Mulroy led all Olympic Conference players in scoring and guided Lenape to a South Jersey Group 4 championship in 2018–19.
On Jan. 10, Lenape High School girls basketball was looking for a big play in the final seconds of regulation against rival Cherokee High School.
Cherokee had made a pair of free throws to tie the game at 33–33 with about five seconds remaining. Rather than call a timeout, Lenape quickly inbounded the ball to senior Shannon Mulroy.
“I was just trying to get it and go as fast I can,” Mulroy said in recalling the play. “I wasn’t really thinking when I actually had the ball.”
Mulroy sprinted down the floor and through the stunned Cherokee defense as she headed toward the hoop for a layup. Mulroy let go of the ball just before she was knocked to the floor and the clock hit zero. The shot went in and Mulroy’s teammates piled on top of her to celebrate Lenape’s 35–33 victory.

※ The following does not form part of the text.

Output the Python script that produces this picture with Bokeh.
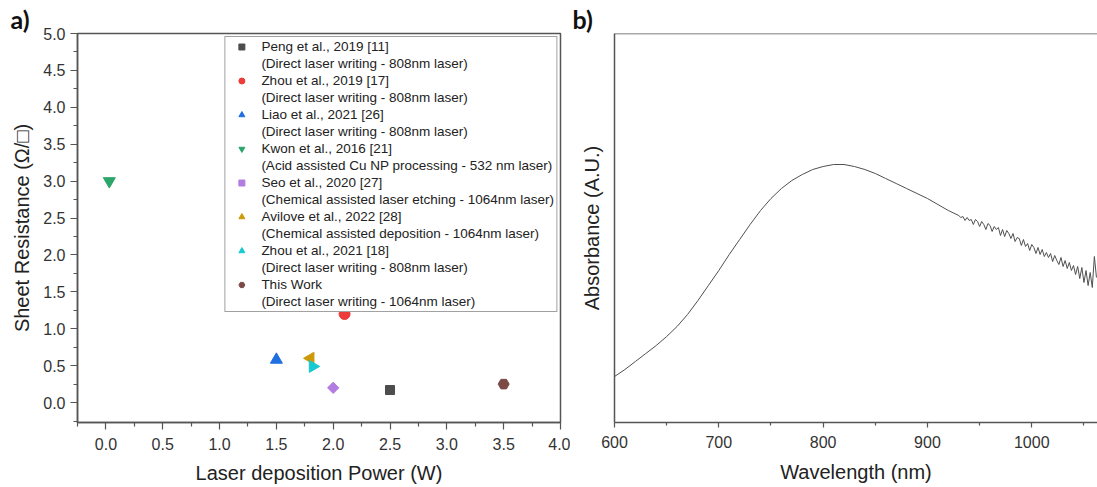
import math
from bokeh.plotting import figure
from bokeh.layouts import row
from bokeh.models import FixedTicker, Legend, LegendItem, Span, NumeralTickFormatter
from bokeh.embed import file_html
from bokeh.resources import INLINE

# ---------------- Panel a data ----------------
ref_names = ["Peng et al., 2019 [11]", "Zhou et al., 2019 [17]", "Liao et al., 2021 [26]",
             "Kwon et al., 2016 [21]", "Seo et al., 2020 [27]", "Avilove et al., 2022 [28]",
             "Zhou et al., 2021 [18]", "This Work"]
ref_methods = ["(Direct laser writing - 808nm laser)", "(Direct laser writing - 808nm laser)",
               "(Direct laser writing - 808nm laser)", "(Acid assisted Cu NP processing - 532 nm laser)",
               "(Chemical assisted laser etching - 1064nm laser)", "(Chemical assisted deposition - 1064nm laser)",
               "(Direct laser writing - 808nm laser)", "(Direct laser writing - 1064nm laser)"]
laser_power_w = [2.5, 2.1, 1.5, 0.03, 2.0, 1.8, 1.82, 3.5]
sheet_resistance = [0.17, 1.2, 0.58, 3.0, 0.2, 0.6, 0.49, 0.25]

x_ticks_a = [0.0, 0.5, 1.0, 1.5, 2.0, 2.5, 3.0, 3.5, 4.0]
y_ticks_a = [0.0, 0.5, 1.0, 1.5, 2.0, 2.5, 3.0, 3.5, 4.0, 4.5, 5.0]

# ---------------- Panel b data ----------------
wavelength_nm = [600, 610, 620, 630, 640, 650, 660, 670, 680, 690, 700, 710, 720, 730, 740,
                 750, 760, 770, 780, 790, 800, 810, 820, 830, 840, 850, 860, 870, 880, 890,
                 900, 910, 920, 930,
                 932, 934, 936, 938, 940, 942, 944, 946, 948, 950, 952, 954, 956, 958, 960,
                 962, 964, 966, 968, 970, 972, 974, 976, 978, 980, 982, 984, 986, 988, 990,
                 992, 994, 996, 998, 1000, 1002, 1004, 1006, 1008, 1010, 1012, 1014, 1016, 1018,
                 1020, 1022, 1024, 1026, 1028, 1030, 1032, 1034, 1036, 1038, 1040, 1042, 1044,
                 1046, 1048, 1050, 1052, 1054, 1056, 1058, 1060, 1062]
absorbance_au = [0.46, 0.53, 0.61, 0.69, 0.77, 0.86, 0.96, 1.08, 1.22, 1.37, 1.52, 1.68, 1.83, 1.98, 2.12,
                 2.24, 2.34, 2.42, 2.48, 2.53, 2.56, 2.58, 2.58, 2.56, 2.53, 2.49, 2.44, 2.39, 2.34, 2.29,
                 2.24, 2.18, 2.12, 2.07,
                 2.05, 2.06, 2.02, 2.05, 2.02, 2.03, 1.98, 2.03, 2.01, 1.96, 2.01, 1.98, 1.93, 1.99, 1.97,
                 1.91, 1.96, 1.93, 1.95, 1.87, 1.93, 1.86, 1.92, 1.89, 1.84, 1.89, 1.81, 1.85, 1.84, 1.77,
                 1.83, 1.76, 1.79, 1.72, 1.78, 1.75, 1.69, 1.75, 1.68, 1.73, 1.66, 1.70, 1.65, 1.69,
                 1.61, 1.67, 1.62, 1.58, 1.65, 1.56, 1.62, 1.54, 1.60, 1.52, 1.57, 1.48, 1.56,
                 1.44, 1.55, 1.40, 1.52, 1.37, 1.50, 1.35, 1.66, 1.45]
x_ticks_b = [600, 700, 800, 900, 1000]

# ---------------- styles ----------------
markers = ["square", "circle", "triangle", "inverted_triangle", "square", "triangle", "triangle", "hex"]
angles = [0, 0, 0, 0, math.pi / 4, math.pi / 2, -math.pi / 2, 0]
colors = ["#4d4d4d", "#ee3b3b", "#1f6fe0", "#2ca66a", "#b27ce0", "#cc9a06", "#17c9d0", "#7b4a47"]
msizes = [9, 11, 12, 12, 8, 12, 12, 11]

FONT = "Liberation Sans"
LABEL_FONT = "'Liberation Sans', 'DejaVu Sans'"
AX = "#555555"


def style_axes(p):
    for ax in (p.xaxis[0], p.yaxis[0]):
        ax.axis_line_color = AX
        ax.axis_line_width = 1.5
        ax.major_tick_line_color = AX
        ax.minor_tick_line_color = AX
        ax.major_tick_line_width = 1.2
        ax.minor_tick_line_width = 1.2
        ax.major_tick_in = 0
        ax.minor_tick_in = 0
        ax.major_tick_out = 7
        ax.minor_tick_out = 4
        ax.major_label_text_font = FONT
        ax.major_label_text_font_size = "16px"
        ax.major_label_text_color = "#333333"
        ax.axis_label_text_font = LABEL_FONT
        ax.axis_label_text_font_size = "20px"
        ax.axis_label_text_font_style = "normal"
        ax.axis_label_text_color = "#222222"
    p.xgrid.visible = False
    p.ygrid.visible = False


def style_title(p, offset):
    p.title.text_font = "Lato"
    p.title.text_font_style = "bold"
    p.title.text_font_size = "25px"
    p.title.text_color = "#111111"
    p.title.align = "left"
    p.title.offset = offset
    p.title.standoff = 0


# ---------------- Panel a ----------------
pa = figure(width=570, height=487, x_range=(-0.25, 4.0), y_range=(-0.27, 5.0),
            title="a)", output_backend="svg", toolbar_location=None,
            min_border_left=77, min_border_right=10, min_border_top=33, min_border_bottom=64)
style_title(pa, -67)
pa.outline_line_color = AX
pa.outline_line_width = 1.5
style_axes(pa)
pa.xaxis.ticker = FixedTicker(ticks=x_ticks_a, minor_ticks=[t + 0.25 for t in [-0.5] + x_ticks_a])
pa.yaxis.ticker = FixedTicker(ticks=y_ticks_a, minor_ticks=[t + 0.25 for t in [-0.5] + y_ticks_a])
pa.xaxis.formatter = NumeralTickFormatter(format="0.0")
pa.yaxis.formatter = NumeralTickFormatter(format="0.0")
pa.xaxis.axis_label = "Laser deposition Power (W)"
pa.yaxis.axis_label = "Sheet Resistance (Ω/□)"
pa.xaxis.major_label_standoff = 8
pa.yaxis.major_label_standoff = 5
pa.xaxis.axis_label_standoff = 9
pa.yaxis.axis_label_standoff = 7

items = []
for i in range(len(ref_names)):
    r = pa.scatter([laser_power_w[i]], [sheet_resistance[i]], marker=markers[i], angle=angles[i],
                   size=msizes[i], fill_color=colors[i], line_color=colors[i])
    items.append(LegendItem(label=ref_names[i], renderers=[r]))
    items.append(LegendItem(label=ref_methods[i], renderers=[]))

legend = Legend(items=items, location="top_right", margin=3, padding=2, spacing=2,
                glyph_width=28, glyph_height=15, label_height=15, label_standoff=6,
                label_text_font=FONT, label_text_font_size="13.5px", label_text_color="#222222",
                label_text_baseline="middle",
                border_line_color="#444444", border_line_width=1, background_fill_alpha=1)
pa.add_layout(legend)

# ---------------- Panel b ----------------
pb = figure(width=527, height=487, x_range=(600, 1063), y_range=(0, 3.89),
            title="b)", output_backend="svg", toolbar_location=None,
            min_border_left=44, min_border_right=0, min_border_top=33, min_border_bottom=65)
style_title(pb, -42)
pb.outline_line_color = None
style_axes(pb)
pb.xaxis.ticker = FixedTicker(ticks=x_ticks_b, minor_ticks=[t + 50 for t in x_ticks_b])
pb.yaxis.ticker = FixedTicker(ticks=[])
pb.xaxis.axis_label = "Wavelength (nm)"
pb.yaxis.axis_label = "Absorbance (A.U.)"
pb.xaxis.major_tick_out = 5
pb.xaxis.minor_tick_out = 3
pb.xaxis.major_label_standoff = 8
pb.xaxis.axis_label_standoff = 10
pb.yaxis.axis_label_standoff = 12
pb.add_layout(Span(location=3.89, dimension="width", line_color=AX, line_width=1.5))
pb.line(wavelength_nm, absorbance_au, line_color="#505050", line_width=1)

layout = row(pa, pb)
open("out.html", "w").write(file_html(layout, INLINE))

Shannon Mulroy goes coast to coast and wins the game 35-33 for @LenapeAthletics!! #BCTSports https://t.co/g723K2oICv
That moment was one of several where Mulroy showed her true greatness this season. The four-year varsity player was the Olympic Conference leading scorer in 2018–19 and guided her team to a South Jersey Group 4 championship. But Mulroy’s ability to come through in the clutch is what separates her from other top players in the region and makes her The Sun Newspapers 2019 Girls Basketball Player of the Year.
Head coach Rob Hummel described Mulroy’s work ethic as old school. Looking back at the Jan. 10 game, Hummel said the moment happened because of Mulroy’s outstanding instincts and unflappable confidence.
“It was her idea to get the ball in quickly because she knew they would be celebrating because they just made those two foul shots and tied the game,” Hummel said. “She took it upon herself to get it in quick and just go.”
Mulroy said her competitiveness dates back to very early in her childhood when she would play basketball with her brothers in the backyard.
“I’ve always been really competitive, even before I played organized basketball and I would just play with my brothers in the backyard,” Mulroy said. “They’d always beat me because they were older, but I hated losing. That just continued from starting organized basketball in kindergarten all the way up until senior year.”
As a freshman, Mulroy played an important role off the bench for Lenape as the team won the Group 4 state championship. Her involvement in the offense grew as a sophomore and junior until this season, when Hummel handed over the keys to her.
“She was able to control her own destiny,” Hummel said. “She always considers her team, but she was allowed to run the show. For a lot of the year, we gave her the ball and said, here’s what we want to run, here’s our motion. She was given a lot of freedom this year and she took advantage of it.”
At the start of the year, Mulroy was a scoring dynamo for the Indians. She tallied at least 14 points in 17 of the team’s first 20 games and made herself known as one of the most dangerous players in South Jersey.
“At the beginning of the season, teams weren’t really used to having me be a scoring threat,” Mulroy said. “As the season went on, they would pay more attention to me. So my other teammates, Nevaeh (Sutton), Dyonna (Wess), Kiana (Gosnell) and Regan (King), they’d be more open to knock down big shots.”
Mulroy embraced dishing the ball to her teammates. This was most apparent in the South Jersey Group 4 championship game, where Mulroy had just as many assists (six) as points scored.
“You win a South Jersey championship and your best player only has six points,” Hummel said. “I think Shannon would take that every day.”
“I just really like to win,” Mulroy said. “However I can get that done.”
Mulroy led her team to one more win in the NJSIAA Group 4 state semifinals against Middletown South. After Lenape lost a double-digit lead to fall behind in the fourth quarter, Mulroy took over, scoring all 10 of Lenape’s fourth quarter points to lead them to a 51–47 win. Mulroy finished the game with 23 points in all.
“I didn’t want my career end on a game like that,” she said. “I felt a little pressure to try and make something happen, but as a point guard, I wasn’t looking for me to go score. I was looking to make a play in any way I could.”
Lenape wasn’t able to replicate its 2016 success in the Group 4 state championship team as the Indians lost against undefeated Franklin High School, but the loss doesn’t dampen Mulroy’s resume one bit. In her four seasons at Lenape, the team won 100 games, two South Jersey Group 4 championships and a 2016 Group 4 state championship, the only state title the Indians have ever won. Individually, Mulroy finished her career with 1,142 points, 472 of which came in just this season.
Next year, Mulroy will take the court for Cornell University, a school she verbally committed to last summer just a day after visiting. As she closes the book on her high school career, Mulroy walks away with many happy memories, from the three championships she helped the program win to laying on the floor in jubilation after winning the Jan. 10 game against Cherokee.
“When it went in, celebrating with my teammates is something that I’ll remember forever,” Mulroy said.